¿Exceso de celo o falta de empatía?
Probablemente, “El Conde Lucanor” sea uno de los libros que con mayor vehemencia recomiendo, a cualquier edad, en cualquier momento: pequeñas perlas de sabiduría, apenas fábulas con moraleja que nos dan a entender que los años pasan pero las personas no cambian.
Como aquella historia del padre y el hijo que portaban un mulo cargado hacia el mercado y, encontrándose con gente a su paso, todos les criticaban por montar al mulo, o no hacerlo), llegando a la conclusión de que, actúes como actúes, nunca podrás tener contento a todo el mundo.
Muchas veces nos quejamos de falta de empatía social: Se hacen experimentos, con más o menos gracia, de cosas que ocurren a plena luz y a la vista de todos, que no consiguen despertar en nosotros la compasión, la caridad o la simple humanidad. Personas que se caen en la vía pública, animales que son abandonados en la cuneta, parejas que se abofetean dando grandes voces… Agachamos la cabeza, avergonzados, pensando en lo poco sociable que es nuestra sociedad, valga el juego de palabras, recordando que antes no éramos así, que los vecinos nos ayudábamos y que, como suele decirse, “todo esto era campo”…
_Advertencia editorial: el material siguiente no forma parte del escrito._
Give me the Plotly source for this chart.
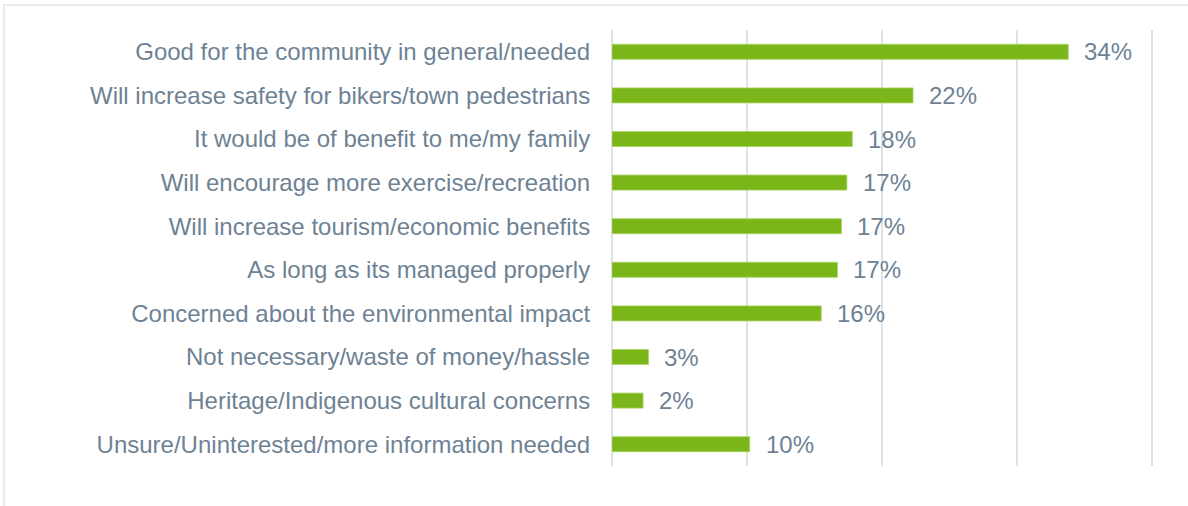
import plotly.graph_objects as go

# survey reasons, top to bottom as shown
categories = [
    "Good for the community in general/needed",
    "Will increase safety for bikers/town pedestrians",
    "It would be of benefit to me/my family",
    "Will encourage more exercise/recreation",
    "Will increase tourism/economic benefits",
    "As long as its managed properly",
    "Concerned about the environmental impact",
    "Not necessary/waste of money/hassle",
    "Heritage/Indigenous cultural concerns",
    "Unsure/Uninterested/more information needed",
]
values = [33.8, 22.3, 17.8, 17.4, 17.0, 16.7, 15.5, 2.7, 2.3, 10.2]
value_labels = ["34%", "22%", "18%", "17%", "17%", "17%", "16%", "3%", "2%", "10%"]

text_color = "#6e8294"
bar_color = "#7ab51a"
grid_color = "#dde2e7"
font_size = 24

W, H = 1188, 506
ml, mr, mt, mb = 612, 32, 30, 40
pw, ph = W - ml - mr, H - mt - mb

fig = go.Figure()

fig.add_trace(go.Bar(
    x=values, y=categories, orientation="h",
    marker=dict(color=bar_color, line=dict(color="#a6d35e", width=0.8)),
    hoverinfo="x+y", showlegend=False,
))

# value labels to the right of each bar
for cat, val, lab in zip(categories, values, value_labels):
    fig.add_annotation(
        x=val, y=cat, text=lab, showarrow=False,
        xanchor="left", yanchor="middle", xshift=14,
        font=dict(size=font_size, color=text_color),
    )

# thin outer frame like the source image (right/bottom edges run off the page)
fig.add_shape(
    type="rect", xref="paper", yref="paper",
    x0=(4 - ml) / pw, x1=(W + 8 - ml) / pw,
    y0=(H - mb - (H + 8)) / ph, y1=(H - mb - 5) / ph,
    line=dict(color="#e2e5e8", width=1.5), layer="below",
)

fig.update_layout(
    width=W, height=H,
    margin=dict(l=ml, r=mr, t=mt, b=mb),
    paper_bgcolor="white", plot_bgcolor="white",
    font=dict(family="Liberation Sans, Arial, sans-serif", size=font_size, color=text_color),
    bargap=0.656,
)
fig.update_xaxes(
    range=[0, 40.3], dtick=10, showticklabels=False,
    showgrid=True, gridcolor=grid_color, gridwidth=1.6,
    zeroline=True, zerolinecolor=grid_color, zerolinewidth=1.6,
    fixedrange=True,
)
fig.update_yaxes(
    autorange="reversed", showgrid=False, showline=False,
    ticks="outside", ticklen=0, ticklabelstandoff=16,
    tickfont=dict(size=font_size, color=text_color),
    fixedrange=True,
)

# drop the default page margin so the figure sits at the window's corner
fig.write_html(
    "out.html",
    config={"displayModeBar": False},
    post_script="document.body.style.margin='0';",
)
Y es que, sintiéndolo mucho, en el pulso entre “viva la gente” y “cada loco con su tema”, ha ganado Serrat. Porque, cuando uno lee el periódico y descubre que un buen samaritano ha estado entre la vida y la muerte por proteger a una mujer maltratada de su pareja violenta (y, lo que es más gracioso, que la primera, en lugar de agradecerle la intervención salvadora, se queja diciendo “no tenía por qué haberse metido, nadie le ha llamado”), uno se lo piensa dos veces antes de meter la nariz en un puchero que no es el suyo.
Que se lo pregunten a mi mujer que, por interesarse por un bebé que berreaba en brazos de su padre se encontró con un “¿y a usted qué coño le importa?” que seguramente invitaba a pensar si, en lugar de haber sido en la calle hubiera ocurrido la escena en Facebook, cuantos “me gusta” y respuestas cariñosas hubiera recibido el llanto del niño.
Porque, en este punto de la pantomima social, del posturno, suelo contar una anécdota de mis tiempos mozos, cuando debido a mi trabajo “cerraba bares” y contemplaba lo más granado del mundillo quinqui y proxeneta. En uno de esos lugares del “ponme la penúltima, Lorenzo”, contemplé junto a mis compañeros cómo un respetable ciudadano de origen afroamericano (nótese la sutil ironía), le marcaba los cinco dedos en la cara a su acompañante femenina que, a pesar de su aspecto de ejercer el oficio más antiguo del mundo, no merecía la tribal bofetada.
Mientras tratábamos de reaccionar a la hostia (sin consagrar), el dueño del local fue más rápido y se interpuso entre ambos, tratando de sacar al mandingo a la rúa aunque fuera a empujones. Mientras defendía a la damisela en apuros, ésta se incorporó y le pegó un guantazo al mesonero, a traición y al grito de “¡es mi chulo y me pega cuando quiere!”; cogió a su chulo de la cintura, le estampó un beso en los morros y se fueron como alegre camarilla, aquí paz y después gloria. Desde entonces, y a pesar de poder ser tachado de insolidario, tengo claro que no me meto en querellas que no tengan “a los míos” como protagonistas.